Между тем солнце успело взобраться довольно высоко и начало основательно припекать. Лейтенант стянул с головы фуражку, стер со лба пот.
– К черту! Ничего мы здесь не узнаем. Пошли обратно.
– А как же Шохад?
– Без знания языка и местных реалий мы ничего не сможем. Пошли.
Унылая процессия потянулась обратно в расположение полка. Только замыкавший ее рядовой был доволен завершением следствия по делу об убийстве караванщика Шохада.
– Ваша милость, подайте немощному старцу.
Скрипучий старческий голос вырвал Алекса из глубокой задумчивости. Лейтенант резко остановился и повернулся к шеренге грязных, вонючих нищих, примостившихся в тени стены какого-то здания. Увидев, что офицер остановился, ближайшие попрошайки дружно протянули к нему свои грязные грабли. Кто из них?
– Подайте, ваша милость…
Такой же прокопченный солнцем, как и все остальные, выцветшие старческие глаза, жидкая седая бороденка, драные лохмотья, прикрывающие набор обтянутых кожей костей. А вот форма носа, разрез глаз…
– Фелонов!
– Я, господин лейтенант!
– Возьмите этого… Я сказал взять, а не схватить!
Унтеры тут же умерили служебное рвение.
– Накормить, отмыть… – до лейтенантского носа добралась источаемая нищим вонь. – Нет, сначала отмыть, потом накормить и привести ко мне.

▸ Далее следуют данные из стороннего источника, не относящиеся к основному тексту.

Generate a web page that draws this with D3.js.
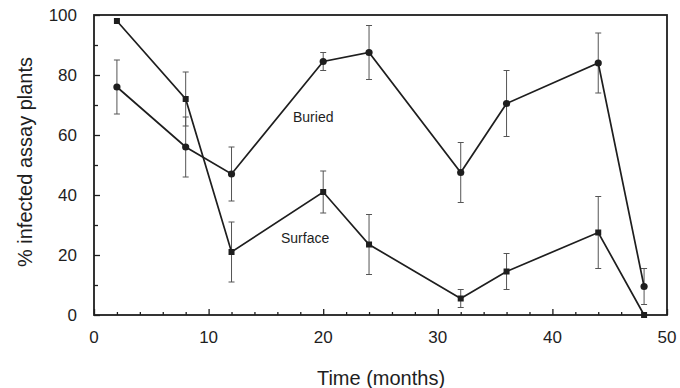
<!DOCTYPE html>
<html><head><meta charset="utf-8">
<script src="https://cdn.jsdelivr.net/npm/d3@7"></script>
<style>
html,body{margin:0;padding:0;background:#fff;}
svg{display:block;font-family:"Liberation Sans",Arial,Helvetica,sans-serif;}
</style></head>
<body><svg id="c" width="680" height="388"></svg>
<script>
const months = [2, 8, 12, 20, 24, 32, 36, 44, 48];
const buried = [76, 56, 47, 84.5, 87.5, 47.5, 70.5, 84, 9.5];
const buriedErr = [9, 10, 9, 3, 9, 10, 11, 10, 6];
const surface = [98, 72, 21, 41, 23.5, 5.5, 14.5, 27.5, 0];
const surfaceErr = [0, 9, 10, 7, 10, 3, 6, 12, 0];
const xTickLabels = [0, 10, 20, 30, 40, 50];
const yTickLabels = [0, 20, 40, 60, 80, 100];
const seriesLabels = ["Buried", "Surface"];
const xTitle = "Time (months)";
const yTitle = "% infected assay plants";

const svg = d3.select("#c");
const x = d3.scaleLinear().domain([0, 50]).range([94, 667]);
const y = d3.scaleLinear().domain([0, 100]).range([315, 15]);
const ink = "#1e1e1e";

// frame
svg.append("rect").attr("x", x(0)).attr("y", y(100))
  .attr("width", x(50) - x(0)).attr("height", y(0) - y(100))
  .attr("fill", "none").attr("stroke", ink).attr("stroke-width", 1.8);

// x axis ticks (inward) and labels
const xAxis = d3.axisBottom(x).tickValues(d3.range(0, 51, 2))
  .tickSize(0).tickFormat("");
const gx = svg.append("g").attr("transform", `translate(0,${y(0)})`).call(xAxis);
gx.select(".domain").remove();
gx.selectAll(".tick line").remove();
gx.selectAll(".tick").append("line")
  .attr("y1", 0).attr("y2", d => d % 10 === 0 ? -6 : -3)
  .attr("stroke", ink).attr("stroke-width", 1.3);
svg.append("g").selectAll("text").data(xTickLabels).join("text")
  .attr("x", d => x(d)).attr("y", 343).attr("text-anchor", "middle")
  .attr("font-size", 17).attr("fill", ink).text(d => d);

// y axis ticks (inward) and labels
const yAxis = d3.axisLeft(y).tickValues(d3.range(0, 101, 10)).tickSize(0).tickFormat("");
const gy = svg.append("g").attr("transform", `translate(${x(0)},0)`).call(yAxis);
gy.select(".domain").remove();
gy.selectAll(".tick").append("line")
  .attr("x1", 0).attr("x2", d => d % 20 === 0 ? 6 : 4)
  .attr("stroke", ink).attr("stroke-width", 1.3);
svg.append("g").selectAll("text").data(yTickLabels).join("text")
  .attr("x", 77).attr("y", d => y(d) + 6).attr("text-anchor", "end")
  .attr("font-size", 17).attr("fill", ink).text(d => d);

// titles
svg.append("text").attr("x", 381).attr("y", 385).attr("text-anchor", "middle")
  .attr("font-size", 20).attr("fill", ink).text(xTitle);
svg.append("text").attr("transform", `translate(32,162) rotate(-90)`)
  .attr("text-anchor", "middle").attr("font-size", 20).attr("fill", ink).text(yTitle);

function drawSeries(vals, errs, shape) {
  const pts = months.map((m, i) => ({m, v: vals[i], e: errs[i]}));
  const g = svg.append("g");
  // error bars
  const eb = g.selectAll("g.eb").data(pts.filter(d => d.e > 0)).join("g");
  eb.append("line").attr("x1", d => x(d.m)).attr("x2", d => x(d.m))
    .attr("y1", d => y(d.v + d.e)).attr("y2", d => y(d.v - d.e))
    .attr("stroke", "#555").attr("stroke-width", 1);
  [1, -1].forEach(s => {
    eb.append("line").attr("x1", d => x(d.m) - 3).attr("x2", d => x(d.m) + 3)
      .attr("y1", d => y(d.v + s * d.e)).attr("y2", d => y(d.v + s * d.e))
      .attr("stroke", "#555").attr("stroke-width", 1);
  });
  // line
  g.append("path").datum(pts)
    .attr("d", d3.line().x(d => x(d.m)).y(d => y(d.v)))
    .attr("fill", "none").attr("stroke", ink).attr("stroke-width", 1.7);
  // markers
  if (shape === "circle") {
    g.selectAll("circle").data(pts).join("circle")
      .attr("cx", d => x(d.m)).attr("cy", d => y(d.v)).attr("r", 3.6).attr("fill", ink);
  } else {
    g.selectAll("rect").data(pts).join("rect")
      .attr("x", d => x(d.m) - 3).attr("y", d => y(d.v) - 3)
      .attr("width", 6).attr("height", 6).attr("fill", ink);
  }
}
drawSeries(buried, buriedErr, "circle");
drawSeries(surface, surfaceErr, "square");

svg.append("text").attr("x", 293).attr("y", 122).attr("font-size", 14)
  .attr("fill", ink).text(seriesLabels[0]);
svg.append("text").attr("x", 281).attr("y", 243).attr("font-size", 14)
  .attr("fill", ink).text(seriesLabels[1]);
</script>
</body></html>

– Слушаюсь, господин лейтенант!
– И халат какой-нибудь найдите.
Через два часа отмытый, сытый и ошарашенный внезапной переменой в своем существовании старик предстал перед офицером.
– Как тебя зовут?
– Камал, ваша милость.
– А по-руоссийски?
– Не помню, ваша милость, я здесь с малолетства.
– Прекрати называть меня «милостью». Сколько лет ты в Гохаре?
– Да разве упомнишь, ваша ми… Почти всю жизнь.
Алекс обратил внимание, что у старика с правой стороны все зубы на месте, а слева зияет большая прореха.
– А чем ты в Гохаре занимался?
– Мальцом у городского кади, это судья местный, в доме прислуживал. Как подрос, хозяин хотел меня евнухом сделать и в гарем продать. Я, как узнал, сразу сбежал.
– Долго бегал?
– Два дня, ваша… Потом поймали.
– Били?
– Само собой, – нищий машинально коснулся левой щеки, – чуть не убили. После этого в гарем-то я уже не годен был, так кади меня баю в аул продал. Лет тридцать в поле работал. Потом средний сын бая при дворе эмира большим человеком стал, в Верхнем городе дом купил. Вот меня туда слугой и определили. А как сил у меня совсем не осталось, так меня за ворота и выставили. С тех пор подаянием и живу. Лет пять уже, а может, шесть.